Goal: Copy the data that follows, character for character, minus the pictures.

Material:
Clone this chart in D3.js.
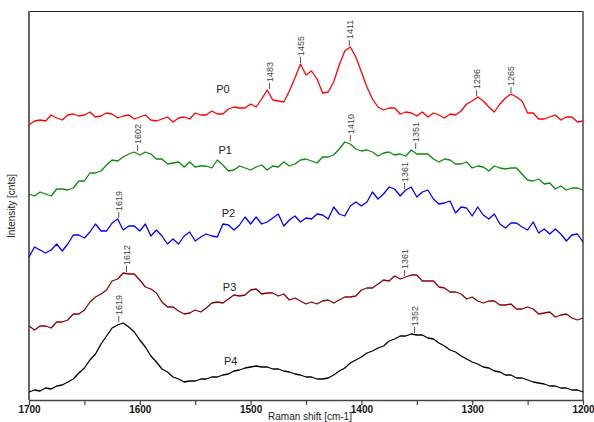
<!DOCTYPE html>
<html><head><meta charset="utf-8">
<script src="https://cdn.jsdelivr.net/npm/d3@7/dist/d3.min.js"></script>
<style>
html,body{margin:0;padding:0;background:#fff;}
svg{display:block;}
text{font-family:"Liberation Sans",Arial,sans-serif;}
</style></head>
<body>
<svg id="chart" width="594" height="422"></svg>
<script>
// Raman shift grid (cm-1), 1700 -> 1200 step 5
const shifts = d3.range(1700, 1199, -5);

// Intensity [cnts] (arbitrary units, traces stacked as in the figure)
const P0 = [275,279,280,279,285,282,280,285,286,284,
285,288,283,284,287,286,282,284,285,281,
283,285,280,279,281,283,278,282,283,281,
287,285,285,289,286,286,291,293,292,292,
296,293,301,310,300,299,298,309,322,336,
325,329,321,307,308,318,335,349,353,343,
328,313,301,293,290,292,292,286,288,287,
284,288,283,287,285,282,286,285,289,296,
299,303,299,293,288,296,302,306,303,299,
287,287,281,281,283,285,280,283,283,278,
279];
const P1 = [206,204,208,206,204,211,211,210,212,219,
219,227,227,229,235,240,239,243,246,248,
245,248,246,241,241,236,237,238,233,238,
233,234,234,232,240,235,229,230,234,232,
230,233,235,230,234,233,238,234,236,240,
241,239,237,243,243,245,251,258,256,251,
249,250,248,244,247,248,245,246,244,250,
246,246,246,241,238,241,240,236,236,238,
232,234,233,229,234,232,231,232,232,226,
220,219,221,216,217,211,214,210,212,212,
210];
const P2 = [143,153,150,147,150,156,149,156,165,165,
162,168,176,169,169,177,181,170,174,174,
169,176,164,170,164,156,161,156,164,168,
159,163,166,164,163,176,175,170,175,183,
176,183,176,178,182,186,174,180,184,178,
182,181,186,185,181,193,186,184,194,198,
194,198,208,201,206,213,211,204,210,213,
203,208,210,201,196,197,199,187,193,192,
184,193,185,181,186,176,172,177,177,173,
170,178,167,171,166,171,166,159,165,166,
158];
const P3 = [74,70,74,74,72,78,78,80,86,86,
90,98,103,106,110,119,121,127,126,126,
120,113,111,107,98,93,93,89,86,87,
90,88,92,97,98,97,101,105,104,105,
110,111,106,107,107,104,106,100,102,99,
96,98,96,99,100,97,100,103,103,104,
110,112,112,116,120,119,124,121,123,125,
125,119,119,119,113,112,108,108,106,101,
103,99,97,99,99,95,95,96,91,91,
93,91,86,87,88,83,85,86,82,80,
82];
const P4 = [8,10,9,12,11,14,15,18,21,27,
32,40,46,56,64,72,75,77,73,68,
60,53,44,38,31,28,23,21,18,19,
19,21,21,23,23,25,26,29,30,32,
33,34,33,33,31,31,29,28,26,25,
23,23,21,21,22,25,29,32,37,40,
43,47,49,52,54,59,61,64,64,66,
65,65,62,61,57,54,50,48,44,41,
38,36,33,32,29,28,25,25,22,22,
20,18,17,16,14,14,12,12,10,10,
8];

const seriesNames = ["P0","P1","P2","P3","P4"];
const seriesValues = [P0,P1,P2,P3,P4];
const seriesColors = ["#ff0000","#0a8a0a","#0000ff","#8b0000","#000000"];
// peak annotations (cm-1) per series
const peakLabels = [
  [1483,1455,1411,1296,1265],
  [1602,1410,1351],
  [1619,1361],
  [1612,1361],
  [1619,1352]
];
// series name label anchor (cm-1, intensity)
const nameAt = [[1525,307],[1523,246],[1520,183],[1519,109],[1518,35]];

const xTicks = d3.range(1700, 1199, -50);
const xTickLabels = [1700,1600,1500,1400,1300,1200];

const svg = d3.select("#chart");
const L=29, R=583, T=11, B=400;
const x = d3.scaleLinear().domain([1700,1200]).range([L,R]);
const y = d3.scaleLinear().domain([0,389]).range([B,T]);

// frame
svg.append("line").attr("x1",L).attr("x2",R).attr("y1",T+0.5).attr("y2",T+0.5).attr("stroke","#222").attr("stroke-width",1);
svg.append("line").attr("x1",R).attr("x2",R).attr("y1",T).attr("y2",B).attr("stroke","#777").attr("stroke-width",2);
svg.append("line").attr("x1",L).attr("x2",L).attr("y1",T).attr("y2",B).attr("stroke","#666").attr("stroke-width",2);

// x axis
const xAxis = d3.axisBottom(x).tickValues(xTicks).tickSize(5).tickSizeOuter(0)
  .tickFormat(d => xTickLabels.includes(d) ? d : "");
const gx = svg.append("g").attr("transform",`translate(0,${B})`).call(xAxis);
gx.select(".domain").attr("stroke","#444").attr("stroke-width",1.5);
gx.selectAll(".tick line").attr("stroke","#444").attr("stroke-width",1.2);
gx.selectAll(".tick text").attr("font-size",10).attr("font-weight","bold").attr("fill","#111").attr("dy","0.45em")
  .attr("font-family","'Liberation Sans',Arial,sans-serif");

svg.append("text").attr("x",310).attr("y",420).attr("text-anchor","middle").attr("font-size",10).attr("fill","#222")
  .text("Raman shift [cm-1]");
svg.append("text").attr("transform","translate(15,206) rotate(-90)").attr("text-anchor","middle").attr("font-size",10).attr("fill","#222")
  .text("Intensity [cnts]");

const line = d3.line().x((d,i)=>x(shifts[i])).y(d=>y(d));
seriesValues.forEach((vals,k)=>{
  svg.append("path").datum(vals).attr("d",line).attr("fill","none")
    .attr("stroke",seriesColors[k]).attr("stroke-width",1.3).attr("stroke-linejoin","round");
  svg.append("text").attr("x",x(nameAt[k][0])).attr("y",y(nameAt[k][1])).attr("text-anchor","middle")
    .attr("font-size",11).attr("fill","#222").text(seriesNames[k]);
  peakLabels[k].forEach(p=>{
    let best=-Infinity;
    shifts.forEach((s,i)=>{ if(Math.abs(s-p)<=5 && vals[i]>best) best=vals[i]; });
    const py=y(best);
    const px=x(p);
    svg.append("line").attr("x1",px).attr("x2",px).attr("y1",py-1).attr("y2",py-7).attr("stroke","#555").attr("stroke-width",1);
    svg.append("text").attr("transform",`translate(${px+3.3},${py-8}) rotate(-90)`).attr("font-size",9).attr("fill","#444")
      .text(p);
  });
});
</script>
</body></html>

Expected output:
Clone this chart in D3.js.
<!DOCTYPE html>
<html><head><meta charset="utf-8">
<script src="https://cdn.jsdelivr.net/npm/d3@7/dist/d3.min.js"></script>
<style>
html,body{margin:0;padding:0;background:#fff;}
svg{display:block;}
text{font-family:"Liberation Sans",Arial,sans-serif;}
</style></head>
<body>
<svg id="chart" width="594" height="422"></svg>
<script>
// Raman shift grid (cm-1), 1700 -> 1200 step 5
const shifts = d3.range(1700, 1199, -5);

// Intensity [cnts] (arbitrary units, traces stacked as in the figure)
const P0 = [275,279,280,279,285,282,280,285,286,284,
285,288,283,284,287,286,282,284,285,281,
283,285,280,279,281,283,278,282,283,281,
287,285,285,289,286,286,291,293,292,292,
296,293,301,310,300,299,298,309,322,336,
325,329,321,307,308,318,335,349,353,343,
328,313,301,293,290,292,292,286,288,287,
284,288,283,287,285,282,286,285,289,296,
299,303,299,293,288,296,302,306,303,299,
287,287,281,281,283,285,280,283,283,278,
279];
const P1 = [206,204,208,206,204,211,211,210,212,219,
219,227,227,229,235,240,239,243,246,248,
245,248,246,241,241,236,237,238,233,238,
233,234,234,232,240,235,229,230,234,232,
230,233,235,230,234,233,238,234,236,240,
241,239,237,243,243,245,251,258,256,251,
249,250,248,244,247,248,245,246,244,250,
246,246,246,241,238,241,240,236,236,238,
232,234,233,229,234,232,231,232,232,226,
220,219,221,216,217,211,214,210,212,212,
210];
const P2 = [143,153,150,147,150,156,149,156,165,165,
162,168,176,169,169,177,181,170,174,174,
169,176,164,170,164,156,161,156,164,168,
159,163,166,164,163,176,175,170,175,183,
176,183,176,178,182,186,174,180,184,178,
182,181,186,185,181,193,186,184,194,198,
194,198,208,201,206,213,211,204,210,213,
203,208,210,201,196,197,199,187,193,192,
184,193,185,181,186,176,172,177,177,173,
170,178,167,171,166,171,166,159,165,166,
158];
const P3 = [74,70,74,74,72,78,78,80,86,86,
90,98,103,106,110,119,121,127,126,126,
120,113,111,107,98,93,93,89,86,87,
90,88,92,97,98,97,101,105,104,105,
110,111,106,107,107,104,106,100,102,99,
96,98,96,99,100,97,100,103,103,104,
110,112,112,116,120,119,124,121,123,125,
125,119,119,119,113,112,108,108,106,101,
103,99,97,99,99,95,95,96,91,91,
93,91,86,87,88,83,85,86,82,80,
82];
const P4 = [8,10,9,12,11,14,15,18,21,27,
32,40,46,56,64,72,75,77,73,68,
60,53,44,38,31,28,23,21,18,19,
19,21,21,23,23,25,26,29,30,32,
33,34,33,33,31,31,29,28,26,25,
23,23,21,21,22,25,29,32,37,40,
43,47,49,52,54,59,61,64,64,66,
65,65,62,61,57,54,50,48,44,41,
38,36,33,32,29,28,25,25,22,22,
20,18,17,16,14,14,12,12,10,10,
8];

const seriesNames = ["P0","P1","P2","P3","P4"];
const seriesValues = [P0,P1,P2,P3,P4];
const seriesColors = ["#ff0000","#0a8a0a","#0000ff","#8b0000","#000000"];
// peak annotations (cm-1) per series
const peakLabels = [
  [1483,1455,1411,1296,1265],
  [1602,1410,1351],
  [1619,1361],
  [1612,1361],
  [1619,1352]
];
// series name label anchor (cm-1, intensity)
const nameAt = [[1525,307],[1523,246],[1520,183],[1519,109],[1518,35]];

const xTicks = d3.range(1700, 1199, -50);
const xTickLabels = [1700,1600,1500,1400,1300,1200];

const svg = d3.select("#chart");
const L=29, R=583, T=11, B=400;
const x = d3.scaleLinear().domain([1700,1200]).range([L,R]);
const y = d3.scaleLinear().domain([0,389]).range([B,T]);

// frame
svg.append("line").attr("x1",L).attr("x2",R).attr("y1",T+0.5).attr("y2",T+0.5).attr("stroke","#222").attr("stroke-width",1);
svg.append("line").attr("x1",R).attr("x2",R).attr("y1",T).attr("y2",B).attr("stroke","#777").attr("stroke-width",2);
svg.append("line").attr("x1",L).attr("x2",L).attr("y1",T).attr("y2",B).attr("stroke","#666").attr("stroke-width",2);

// x axis
const xAxis = d3.axisBottom(x).tickValues(xTicks).tickSize(5).tickSizeOuter(0)
  .tickFormat(d => xTickLabels.includes(d) ? d : "");
const gx = svg.append("g").attr("transform",`translate(0,${B})`).call(xAxis);
gx.select(".domain").attr("stroke","#444").attr("stroke-width",1.5);
gx.selectAll(".tick line").attr("stroke","#444").attr("stroke-width",1.2);
gx.selectAll(".tick text").attr("font-size",10).attr("font-weight","bold").attr("fill","#111").attr("dy","0.45em")
  .attr("font-family","'Liberation Sans',Arial,sans-serif");

svg.append("text").attr("x",310).attr("y",420).attr("text-anchor","middle").attr("font-size",10).attr("fill","#222")
  .text("Raman shift [cm-1]");
svg.append("text").attr("transform","translate(15,206) rotate(-90)").attr("text-anchor","middle").attr("font-size",10).attr("fill","#222")
  .text("Intensity [cnts]");

const line = d3.line().x((d,i)=>x(shifts[i])).y(d=>y(d));
seriesValues.forEach((vals,k)=>{
  svg.append("path").datum(vals).attr("d",line).attr("fill","none")
    .attr("stroke",seriesColors[k]).attr("stroke-width",1.3).attr("stroke-linejoin","round");
  svg.append("text").attr("x",x(nameAt[k][0])).attr("y",y(nameAt[k][1])).attr("text-anchor","middle")
    .attr("font-size",11).attr("fill","#222").text(seriesNames[k]);
  peakLabels[k].forEach(p=>{
    let best=-Infinity;
    shifts.forEach((s,i)=>{ if(Math.abs(s-p)<=5 && vals[i]>best) best=vals[i]; });
    const py=y(best);
    const px=x(p);
    svg.append("line").attr("x1",px).attr("x2",px).attr("y1",py-1).attr("y2",py-7).attr("stroke","#555").attr("stroke-width",1);
    svg.append("text").attr("transform",`translate(${px+3.3},${py-8}) rotate(-90)`).attr("font-size",9).attr("fill","#444")
      .text(p);
  });
});
</script>
</body></html>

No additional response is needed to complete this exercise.